Ni sur le plan existentiel ni sur le plan politique, je n'ai choisi d'être une victime.
Les conditions historiques ont fait que les Palestiniens et moi inclus sommes des victimes. Ainsi, je m'efforce d'exprimer la conscience du perdant et de la victime.
C'est cela être un poète troyen : dire qu'il n'y a pas que le récit du vainqueur. Nous n'avons jamais entendu la voix des Troyens, Homère c'est le chant glorieux des Grecs.
Sans doute les Troyens se sont-ils exprimés d'une manière ou d'une autre, mais leur voix s'est à jamais évanouie.
— En tant que poète, je cherche cette voix.
Les faibles se doivent d'apporter la version de l'histoire, il ne faut jamais se contenter de la version des plus forts.
Et de toute façon, la bonne littérature est celle des faibles, des vaincus, de ceux qui souffrent, et c'est une des vertus de la littérature que de nous permettre de faire ressentir la douleur et les blessures et, partant, de nous faire accéder à notre humanité. »
— Mieux vaut être prisonnier que geôlier
On oublie que le geôlier est, d'une certaine manière, lui-même captif : c'est un prisonnier sans horizon, il ne porte aucune mission,
Ce qu'il cherche n'est pas de réaliser sa liberté, mais d'empêcher l'autre d'être libre, il est victime de lui-même.

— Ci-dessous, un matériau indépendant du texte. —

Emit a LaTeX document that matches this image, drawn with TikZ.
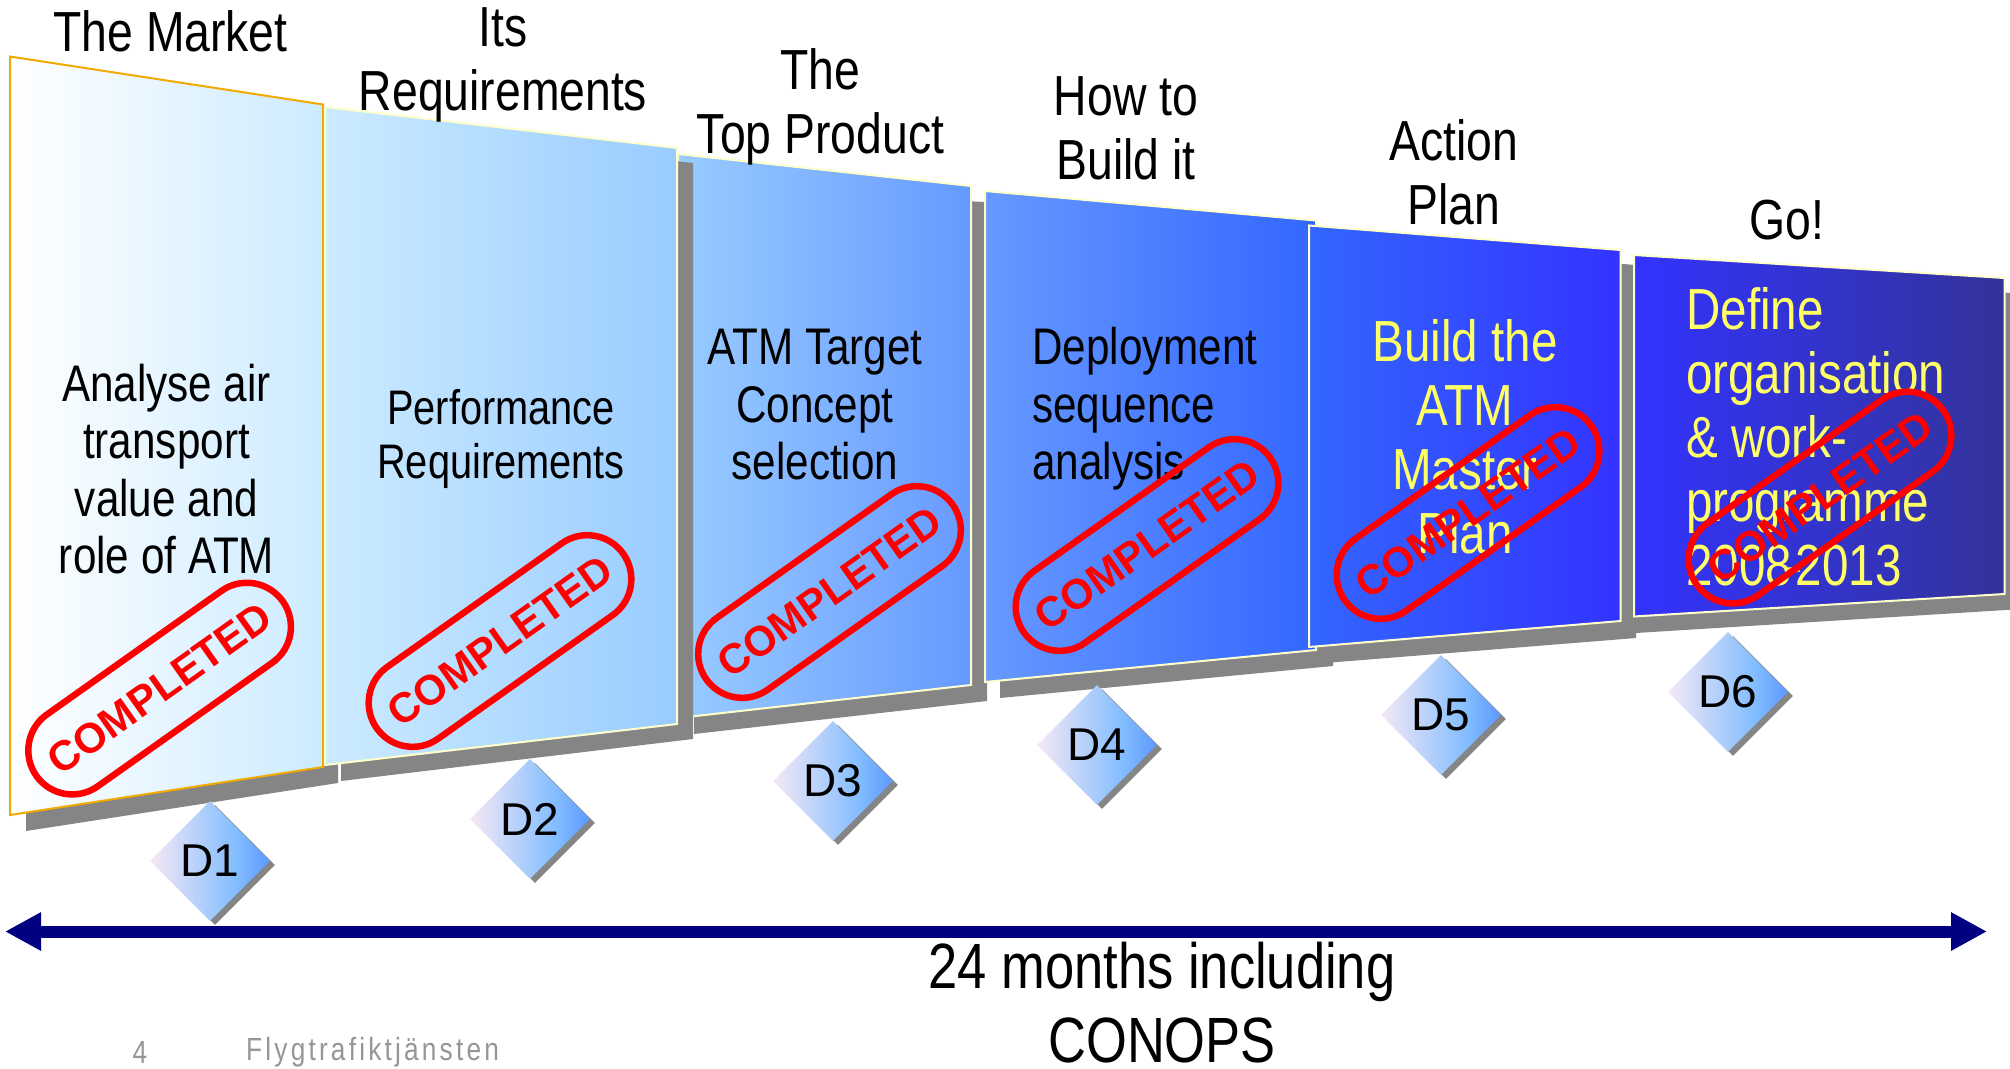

Le geôlier ne peut pas chanter, car il ignore tout de la mélancolie, il n'a ni regret du ciel ni nostalgie de la mer.
— En revanche, le prisonnier chante,
parce que c'est sa seule façon d'éprouver et de prouver sa propre existence. Et au fond de lui, il se sent plus libre que son geôlier qui n'a pas conscience de sa propre liberté et de sa propre solitude.
La poésie consiste à nous faire don de cette force-là, dût-elle être fictive.